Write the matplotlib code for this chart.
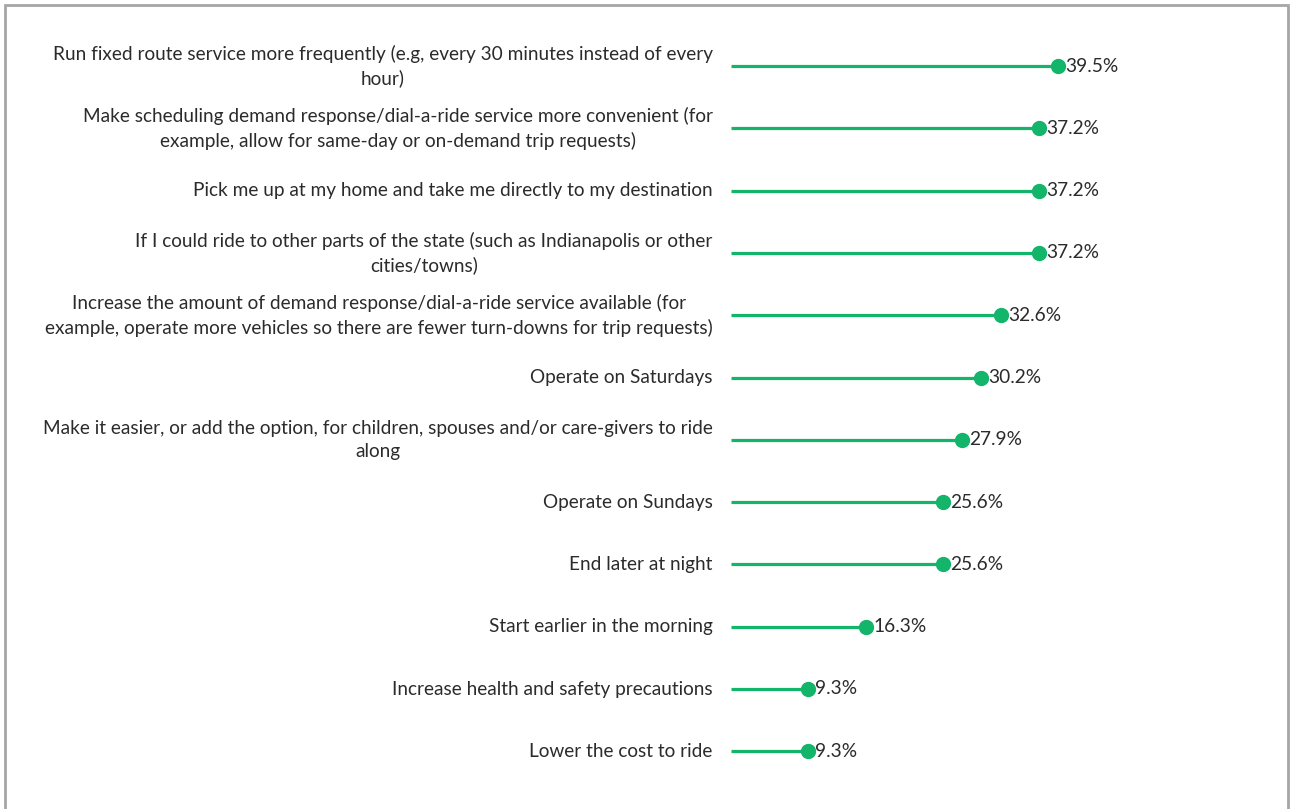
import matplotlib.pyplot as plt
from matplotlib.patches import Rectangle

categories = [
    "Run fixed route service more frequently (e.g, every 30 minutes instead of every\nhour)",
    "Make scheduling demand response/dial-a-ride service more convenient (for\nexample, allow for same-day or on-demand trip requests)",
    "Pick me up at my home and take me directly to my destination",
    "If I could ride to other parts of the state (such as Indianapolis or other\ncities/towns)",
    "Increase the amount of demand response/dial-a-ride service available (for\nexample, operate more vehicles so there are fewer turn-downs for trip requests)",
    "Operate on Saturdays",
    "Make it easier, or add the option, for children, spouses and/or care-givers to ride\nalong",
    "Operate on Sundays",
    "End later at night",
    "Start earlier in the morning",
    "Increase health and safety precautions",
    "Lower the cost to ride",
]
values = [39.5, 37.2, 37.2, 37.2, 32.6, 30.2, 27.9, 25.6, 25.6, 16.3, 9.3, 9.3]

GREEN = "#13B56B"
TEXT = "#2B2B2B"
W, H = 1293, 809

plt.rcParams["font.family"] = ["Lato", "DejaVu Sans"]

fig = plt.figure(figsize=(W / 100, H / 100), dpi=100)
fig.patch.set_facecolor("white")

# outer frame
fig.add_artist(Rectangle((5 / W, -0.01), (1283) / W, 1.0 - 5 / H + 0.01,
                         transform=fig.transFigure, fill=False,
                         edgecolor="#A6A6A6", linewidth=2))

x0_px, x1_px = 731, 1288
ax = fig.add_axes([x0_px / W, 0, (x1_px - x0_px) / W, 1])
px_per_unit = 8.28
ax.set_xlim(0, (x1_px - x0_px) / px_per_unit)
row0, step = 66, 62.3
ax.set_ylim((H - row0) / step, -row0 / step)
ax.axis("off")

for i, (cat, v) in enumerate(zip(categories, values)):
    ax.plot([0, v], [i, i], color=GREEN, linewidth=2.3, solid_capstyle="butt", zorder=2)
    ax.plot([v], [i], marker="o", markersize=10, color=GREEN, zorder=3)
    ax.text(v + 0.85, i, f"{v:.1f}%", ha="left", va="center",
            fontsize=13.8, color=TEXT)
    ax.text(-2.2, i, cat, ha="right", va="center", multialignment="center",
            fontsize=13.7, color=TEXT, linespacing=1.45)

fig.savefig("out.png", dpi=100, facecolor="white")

-----

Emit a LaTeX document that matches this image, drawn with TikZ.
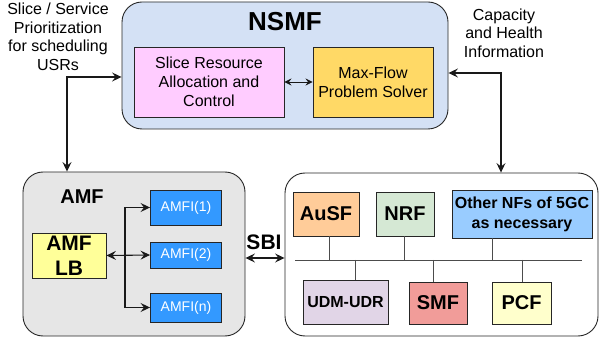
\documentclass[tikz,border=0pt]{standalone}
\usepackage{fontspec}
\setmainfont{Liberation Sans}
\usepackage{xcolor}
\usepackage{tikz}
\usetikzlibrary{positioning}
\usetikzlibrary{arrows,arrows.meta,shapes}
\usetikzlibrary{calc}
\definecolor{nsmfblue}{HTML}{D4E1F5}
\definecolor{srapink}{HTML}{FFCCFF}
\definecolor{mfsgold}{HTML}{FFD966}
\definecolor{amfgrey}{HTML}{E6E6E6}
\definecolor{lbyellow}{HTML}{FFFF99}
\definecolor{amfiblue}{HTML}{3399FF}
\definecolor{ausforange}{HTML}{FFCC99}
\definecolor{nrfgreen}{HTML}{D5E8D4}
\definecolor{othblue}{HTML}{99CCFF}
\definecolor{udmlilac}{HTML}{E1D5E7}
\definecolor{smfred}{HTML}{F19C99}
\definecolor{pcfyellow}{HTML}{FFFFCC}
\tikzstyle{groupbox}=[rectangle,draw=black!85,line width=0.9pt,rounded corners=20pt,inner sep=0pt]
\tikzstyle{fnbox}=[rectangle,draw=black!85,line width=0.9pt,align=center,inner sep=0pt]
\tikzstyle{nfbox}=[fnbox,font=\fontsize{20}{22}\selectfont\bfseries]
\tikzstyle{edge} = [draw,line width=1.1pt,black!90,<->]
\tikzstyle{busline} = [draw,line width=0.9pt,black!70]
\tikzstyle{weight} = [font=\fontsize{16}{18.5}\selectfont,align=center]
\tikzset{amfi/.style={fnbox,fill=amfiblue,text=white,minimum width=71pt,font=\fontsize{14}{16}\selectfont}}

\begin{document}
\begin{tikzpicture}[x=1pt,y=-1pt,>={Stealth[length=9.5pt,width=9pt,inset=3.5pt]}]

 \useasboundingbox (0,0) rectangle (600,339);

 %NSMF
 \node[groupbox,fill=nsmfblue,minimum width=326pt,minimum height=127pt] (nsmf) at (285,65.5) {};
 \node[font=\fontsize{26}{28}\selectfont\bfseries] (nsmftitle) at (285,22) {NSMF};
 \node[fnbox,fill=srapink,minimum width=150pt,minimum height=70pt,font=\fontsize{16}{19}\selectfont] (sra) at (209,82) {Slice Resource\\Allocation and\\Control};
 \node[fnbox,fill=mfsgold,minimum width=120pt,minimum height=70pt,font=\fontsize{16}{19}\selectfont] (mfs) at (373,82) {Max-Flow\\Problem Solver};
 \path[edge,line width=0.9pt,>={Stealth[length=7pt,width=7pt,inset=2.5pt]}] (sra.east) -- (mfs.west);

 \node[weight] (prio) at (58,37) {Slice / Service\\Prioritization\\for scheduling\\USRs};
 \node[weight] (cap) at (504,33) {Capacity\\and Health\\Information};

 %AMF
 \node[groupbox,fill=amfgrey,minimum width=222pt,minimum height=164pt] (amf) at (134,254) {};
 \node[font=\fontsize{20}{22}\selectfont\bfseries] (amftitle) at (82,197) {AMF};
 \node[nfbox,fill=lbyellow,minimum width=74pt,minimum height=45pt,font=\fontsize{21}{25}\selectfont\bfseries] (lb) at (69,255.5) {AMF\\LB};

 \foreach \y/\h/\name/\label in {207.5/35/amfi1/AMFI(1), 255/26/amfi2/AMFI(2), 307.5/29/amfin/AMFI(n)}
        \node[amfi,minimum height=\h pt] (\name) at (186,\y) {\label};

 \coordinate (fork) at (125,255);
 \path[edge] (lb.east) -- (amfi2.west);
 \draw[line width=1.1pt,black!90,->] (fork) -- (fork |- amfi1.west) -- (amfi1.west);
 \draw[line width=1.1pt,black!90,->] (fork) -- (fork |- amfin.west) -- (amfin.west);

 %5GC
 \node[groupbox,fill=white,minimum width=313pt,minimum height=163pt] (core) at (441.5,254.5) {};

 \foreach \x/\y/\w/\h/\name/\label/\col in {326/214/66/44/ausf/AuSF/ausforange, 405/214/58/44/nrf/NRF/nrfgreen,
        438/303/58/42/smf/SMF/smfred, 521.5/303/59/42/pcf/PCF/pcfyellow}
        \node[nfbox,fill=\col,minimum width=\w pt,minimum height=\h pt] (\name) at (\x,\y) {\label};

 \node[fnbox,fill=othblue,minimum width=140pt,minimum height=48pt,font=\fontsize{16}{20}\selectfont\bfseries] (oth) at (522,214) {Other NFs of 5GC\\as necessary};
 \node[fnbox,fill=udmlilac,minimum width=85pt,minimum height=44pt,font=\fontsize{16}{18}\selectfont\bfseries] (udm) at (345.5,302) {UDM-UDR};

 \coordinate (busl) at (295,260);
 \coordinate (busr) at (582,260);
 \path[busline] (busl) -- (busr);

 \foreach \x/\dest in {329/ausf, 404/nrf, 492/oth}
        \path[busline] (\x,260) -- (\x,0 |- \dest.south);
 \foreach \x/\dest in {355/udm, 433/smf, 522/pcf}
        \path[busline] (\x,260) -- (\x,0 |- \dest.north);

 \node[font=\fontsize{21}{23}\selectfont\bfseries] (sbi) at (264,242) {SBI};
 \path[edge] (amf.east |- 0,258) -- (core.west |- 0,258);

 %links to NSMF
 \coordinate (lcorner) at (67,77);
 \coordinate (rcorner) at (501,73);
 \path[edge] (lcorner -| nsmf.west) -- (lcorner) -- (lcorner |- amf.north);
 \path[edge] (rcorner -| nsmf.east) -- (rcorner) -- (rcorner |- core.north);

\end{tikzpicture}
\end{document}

-----

**Work to be completed:** Print exactly the lines from the line containing "Write the matplotlib code for this chart." through the line containing "from matplotlib.patches import Rectangle", and omit any picture found among them.

**Task answer:**
Write the matplotlib code for this chart.
import matplotlib.pyplot as plt
from matplotlib.patches import Rectangle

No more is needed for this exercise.